Tout de suite après sa victoire électorale - son concurrent malheureux lui a déjà présenté ses félicitations - Hugo Chavez a annoncé une nouvelle ère socialiste dans l'histoire de son pays. Formellement, le soutien qu'il a recueilli auprès des 60% des électeurs lui donne ce droit.

Néanmoins, de telles déclarations doivent être accueillies avec prudence. Si les hommes intelligents recommandent de diviser en deux tout ce que dit un politique, en Amérique latine une division en dix s'impose. Nul doute, Chavez poursuivra, voire renforcera sa rhétorique antiaméricaine. Nul doute non plus que Chavez continuera sa politique socialement orientée, peut-être même y apportera des éléments nouveaux.

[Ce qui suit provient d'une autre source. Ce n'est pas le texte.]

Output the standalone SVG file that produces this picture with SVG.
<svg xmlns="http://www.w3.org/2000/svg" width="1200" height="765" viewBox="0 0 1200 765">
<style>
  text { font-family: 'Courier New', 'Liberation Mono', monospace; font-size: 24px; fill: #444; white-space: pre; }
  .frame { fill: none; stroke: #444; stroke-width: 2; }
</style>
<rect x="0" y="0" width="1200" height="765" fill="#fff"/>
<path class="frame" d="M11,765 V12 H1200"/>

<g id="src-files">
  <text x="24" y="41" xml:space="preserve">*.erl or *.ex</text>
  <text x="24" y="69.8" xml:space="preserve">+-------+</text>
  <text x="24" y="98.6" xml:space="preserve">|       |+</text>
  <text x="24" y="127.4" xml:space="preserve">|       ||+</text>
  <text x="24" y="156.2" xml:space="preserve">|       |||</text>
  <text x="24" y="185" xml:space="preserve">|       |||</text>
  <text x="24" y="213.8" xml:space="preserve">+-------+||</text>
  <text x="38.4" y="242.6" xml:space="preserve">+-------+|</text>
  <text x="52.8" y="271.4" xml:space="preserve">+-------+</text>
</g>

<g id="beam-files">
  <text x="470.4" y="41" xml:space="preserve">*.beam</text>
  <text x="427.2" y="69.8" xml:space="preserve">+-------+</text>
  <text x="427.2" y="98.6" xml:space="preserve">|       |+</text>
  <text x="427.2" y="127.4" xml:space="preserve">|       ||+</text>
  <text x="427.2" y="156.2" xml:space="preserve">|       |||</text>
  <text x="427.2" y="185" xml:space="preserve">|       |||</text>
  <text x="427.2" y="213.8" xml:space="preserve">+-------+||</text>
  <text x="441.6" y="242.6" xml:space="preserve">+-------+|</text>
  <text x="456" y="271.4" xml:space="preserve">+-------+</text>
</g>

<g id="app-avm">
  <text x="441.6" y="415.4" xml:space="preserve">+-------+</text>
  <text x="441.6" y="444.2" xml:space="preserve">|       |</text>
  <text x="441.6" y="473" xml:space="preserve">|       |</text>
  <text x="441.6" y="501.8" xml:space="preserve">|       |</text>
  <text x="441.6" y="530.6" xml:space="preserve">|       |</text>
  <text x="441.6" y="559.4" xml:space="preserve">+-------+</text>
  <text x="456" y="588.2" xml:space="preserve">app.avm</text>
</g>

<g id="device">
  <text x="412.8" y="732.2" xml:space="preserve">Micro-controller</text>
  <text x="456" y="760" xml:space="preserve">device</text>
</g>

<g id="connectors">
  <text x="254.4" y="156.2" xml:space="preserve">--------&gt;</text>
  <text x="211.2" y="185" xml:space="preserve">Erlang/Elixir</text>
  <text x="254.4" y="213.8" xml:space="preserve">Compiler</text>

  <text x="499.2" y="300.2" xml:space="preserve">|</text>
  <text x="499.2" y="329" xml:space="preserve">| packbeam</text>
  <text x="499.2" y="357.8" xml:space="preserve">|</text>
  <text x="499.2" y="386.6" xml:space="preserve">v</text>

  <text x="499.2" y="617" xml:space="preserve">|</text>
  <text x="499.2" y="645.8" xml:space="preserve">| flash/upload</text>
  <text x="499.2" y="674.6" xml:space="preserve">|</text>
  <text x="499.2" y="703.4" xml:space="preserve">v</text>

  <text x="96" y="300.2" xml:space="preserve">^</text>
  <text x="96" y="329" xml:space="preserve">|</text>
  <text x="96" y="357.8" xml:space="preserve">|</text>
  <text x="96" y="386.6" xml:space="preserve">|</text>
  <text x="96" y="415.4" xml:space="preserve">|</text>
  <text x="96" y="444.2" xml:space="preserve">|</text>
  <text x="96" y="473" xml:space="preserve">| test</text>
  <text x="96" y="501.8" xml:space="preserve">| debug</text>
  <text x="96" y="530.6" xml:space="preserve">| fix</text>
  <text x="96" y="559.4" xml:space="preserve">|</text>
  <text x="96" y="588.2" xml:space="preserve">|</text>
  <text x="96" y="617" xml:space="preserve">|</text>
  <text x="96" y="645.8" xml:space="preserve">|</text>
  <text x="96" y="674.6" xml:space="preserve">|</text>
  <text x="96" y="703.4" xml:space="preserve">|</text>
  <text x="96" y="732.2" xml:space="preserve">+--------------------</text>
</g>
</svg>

Nul doute encore que Chavez ne cessera de soutenir Cuba et d'autres pays du continent "orientés vers la gauche". Mais il est fort douteux qu'il puisse entreprendre une refonte radicale de l'économie et créer quelque chose de semblable au comité du plan soviétique.

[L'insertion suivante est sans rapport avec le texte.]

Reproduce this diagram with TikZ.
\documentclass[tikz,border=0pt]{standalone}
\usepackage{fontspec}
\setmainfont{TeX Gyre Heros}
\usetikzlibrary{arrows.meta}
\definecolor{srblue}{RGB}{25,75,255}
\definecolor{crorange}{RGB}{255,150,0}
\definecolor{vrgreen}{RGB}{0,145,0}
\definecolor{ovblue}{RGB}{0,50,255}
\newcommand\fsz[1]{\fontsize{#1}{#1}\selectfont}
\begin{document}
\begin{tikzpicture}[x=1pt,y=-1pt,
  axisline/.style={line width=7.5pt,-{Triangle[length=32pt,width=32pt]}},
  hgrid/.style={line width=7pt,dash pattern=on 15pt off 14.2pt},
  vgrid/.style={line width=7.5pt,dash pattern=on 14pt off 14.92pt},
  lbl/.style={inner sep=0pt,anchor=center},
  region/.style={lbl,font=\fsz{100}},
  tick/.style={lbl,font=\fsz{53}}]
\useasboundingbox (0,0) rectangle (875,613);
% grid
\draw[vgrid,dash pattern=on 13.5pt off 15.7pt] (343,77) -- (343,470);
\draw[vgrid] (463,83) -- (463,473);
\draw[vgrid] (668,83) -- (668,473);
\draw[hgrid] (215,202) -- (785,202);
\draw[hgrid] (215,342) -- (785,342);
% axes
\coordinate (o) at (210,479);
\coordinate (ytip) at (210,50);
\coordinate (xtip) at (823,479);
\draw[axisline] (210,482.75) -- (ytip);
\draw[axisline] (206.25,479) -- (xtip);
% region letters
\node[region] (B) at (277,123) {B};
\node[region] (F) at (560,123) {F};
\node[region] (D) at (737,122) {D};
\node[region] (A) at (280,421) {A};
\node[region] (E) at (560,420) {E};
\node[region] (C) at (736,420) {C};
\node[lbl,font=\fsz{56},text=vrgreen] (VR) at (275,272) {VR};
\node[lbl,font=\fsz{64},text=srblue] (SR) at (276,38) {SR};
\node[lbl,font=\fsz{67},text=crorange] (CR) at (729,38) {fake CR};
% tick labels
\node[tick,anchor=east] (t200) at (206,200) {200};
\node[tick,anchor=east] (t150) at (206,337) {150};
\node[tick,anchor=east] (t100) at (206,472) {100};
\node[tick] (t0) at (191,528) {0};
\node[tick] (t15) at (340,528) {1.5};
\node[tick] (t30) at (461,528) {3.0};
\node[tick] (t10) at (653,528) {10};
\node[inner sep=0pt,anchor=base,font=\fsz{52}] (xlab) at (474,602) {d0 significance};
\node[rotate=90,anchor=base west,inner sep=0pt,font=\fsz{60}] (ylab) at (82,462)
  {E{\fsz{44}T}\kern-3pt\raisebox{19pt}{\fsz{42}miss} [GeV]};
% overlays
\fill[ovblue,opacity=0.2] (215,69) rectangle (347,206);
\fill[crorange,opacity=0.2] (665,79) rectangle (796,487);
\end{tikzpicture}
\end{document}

A propos, son idole Fidel, devenu communiste sans le vouloir - les Américains l'y avaient poussé - s'est mis, après l'éclatement de l'URSS, à s'écarter des idées socialistes pour se tourner vers les idées bolivariennes, traditionnelles pour le continent. Que Chavez appelle tout cela socialisme, c'est son affaire personnelle. D'abord, il n'a pas encore inventé de nouveau terme strictement vénézuélien. Et puis, il continue ainsi, non sans satisfaction, de tirer la barbiche de l'oncle Sam. Enfin Chavez lit et comprend que le socialisme ne s'édifie pas avec le seul pétrole, l'URSS a déjà fait cette expérience.

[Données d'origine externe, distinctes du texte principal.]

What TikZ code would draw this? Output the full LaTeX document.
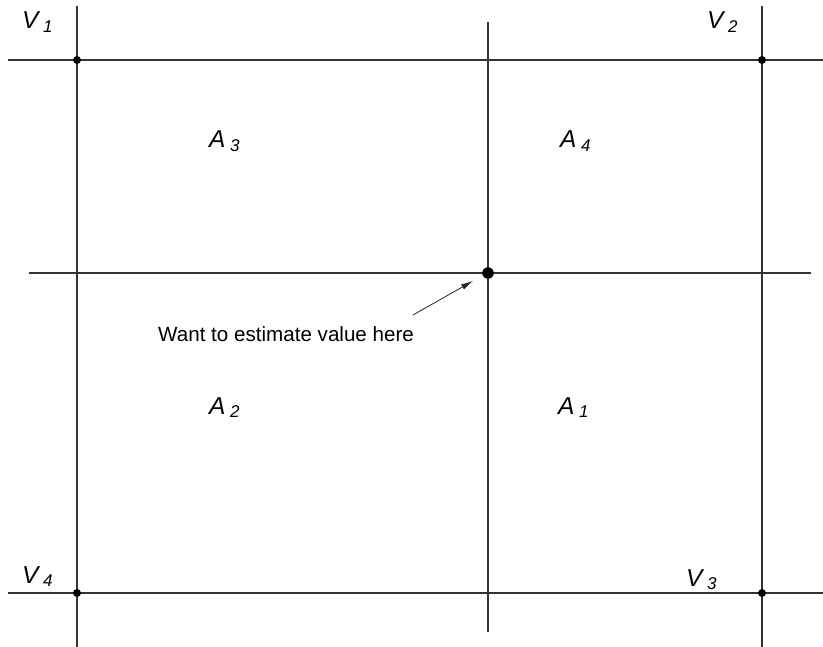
\documentclass[tikz,border=0pt]{standalone}
\usepackage{fontspec}
\setmainfont{Liberation Sans}
\usetikzlibrary{arrows.meta}
\tikzset{
  gridline/.style={line width=1.2pt, black!80},
  corner/.style={circle, fill=black, inner sep=0pt, minimum size=8pt},
  centerdot/.style={circle, fill=black, inner sep=0pt, minimum size=11.5pt},
  lbl/.style={anchor=base west, inner sep=0pt, font=\fontsize{24.5}{28}\selectfont\itshape},
  note/.style={anchor=base west, inner sep=0pt, font=\fontsize{20.6}{24}\selectfont}
}
\newcommand{\sublbl}[2]{#1\hspace{4.5pt}\raisebox{-3.5pt}{\fontsize{17}{18}\selectfont\itshape #2}}
\begin{document}
\begin{tikzpicture}[x=1pt,y=-1pt]
\useasboundingbox (0,0) rectangle (823,647);
% grid line end points
\coordinate (l1t) at (77,6);   \coordinate (l1b) at (77,647);
\coordinate (l2t) at (488,22); \coordinate (l2b) at (488,632);
\coordinate (l3t) at (762,6);  \coordinate (l3b) at (762,647);
\coordinate (h1l) at (8,60);   \coordinate (h1r) at (823,60);
\coordinate (h2l) at (29,273); \coordinate (h2r) at (811,273);
\coordinate (h3l) at (8,593);  \coordinate (h3r) at (823,593);
\draw[gridline] (l1t) -- (l1b);
\draw[gridline] (l2t) -- (l2b);
\draw[gridline] (l3t) -- (l3b);
\draw[gridline] (h1l) -- (h1r);
\draw[gridline] (h2l) -- (h2r);
\draw[gridline] (h3l) -- (h3r);
% dots
\node[corner] (p1) at (77,60) {};
\node[corner] (p2) at (762,60) {};
\node[corner] (p4) at (77,593) {};
\node[corner] (p3) at (762,593) {};
\node[centerdot] (c) at (488,273) {};
% labels
\node[lbl] (v1) at (22,29) {\sublbl{V}{1}};
\node[lbl] (v2) at (707,29) {\sublbl{V}{2}};
\node[lbl] (v4) at (22,583) {\sublbl{V}{4}};
\node[lbl] (v3) at (686,586) {\sublbl{V}{3}};
\node[lbl] (a3) at (209,148) {\sublbl{A}{3}};
\node[lbl] (a4) at (560,148) {\sublbl{A}{4}};
\node[lbl] (a2) at (209,414) {\sublbl{A}{2}};
\node[lbl] (a1) at (558,414) {\sublbl{A}{1}};
\node[note] (want) at (158,342) {Want to estimate value here};
\coordinate (arrstart) at (413,315);
\coordinate (arrtip) at (473,281);
\draw[line width=0.8pt, black!85, -{Latex[length=12pt,width=6pt]}] (arrstart) -- (arrtip);
\end{tikzpicture}
\end{document}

Certains reprochent à Chavez de se manifester en public juste avant le scrutin. Mais il n'a pas fait de discours. Il était enroué d'avoir trop parlé pendant la campagne électorale. Il n'avait donc que sa cravate rouge pour faire sa publicité. Mais surtout ce qu'il a déjà réussi à réaliser durant son mandat précédent. Le président vénézuélien a mis en place un contrôle rigoureux de la société nationale Petroleos de Venezuela et a démantelé bien des canaux de corruption. Les superprofits pétroliers sont jusqu'à présent employés à la construction d'hôpitaux et d'écoles, à la mise en oeuvre de la réforme agraire, à la lutte contre l'analphabétisme et à la réalisation d'autres programmes. A Caracas, capitale vénézuélienne, il y a naturellement assez de médecins et d'enseignants mais la province s'est ingéniée à se passer de ces cadres avant l'arrivée de Chavez au pouvoir. Des professionnels cubains sont venus à l'aide de la province et rapportent un revenu confortable à l'"Ile de la Liberté", soit-dit en passant.

C'est pour cette raison que Chavez a été réélu. Ce n'est pas la première fois qu'il a recueilli plus de 60% des suffrages. Sa rhétorique antiaméricaine est, elle aussi, du goût d'une bonne partie de son électorat. De même que, malgré son aspect apparemment extravagant, sa manière de jouer avec efficacité et pragmatisme sur les divergences commerciales entre les Etats-Unis et l'Union européenne et d'établir des relations avec la Chine, l'Inde, le Canada, la Russie et l'Iran.

On dit que la mère d'Hugo Chavez voulait qu'il devienne curé mais il est devenu d'abord militaire, puis révolutionnaire avant de se faire loyalement élire président. En d'autres termes, il a préféré, comme beaucoup d'autres avant lui, construire la Ville de Dieu sur terre.

Y parviendra-t-il? Ce n'est pas sûr. Mais il est certain qu'il a honnêtement gagné l'élection.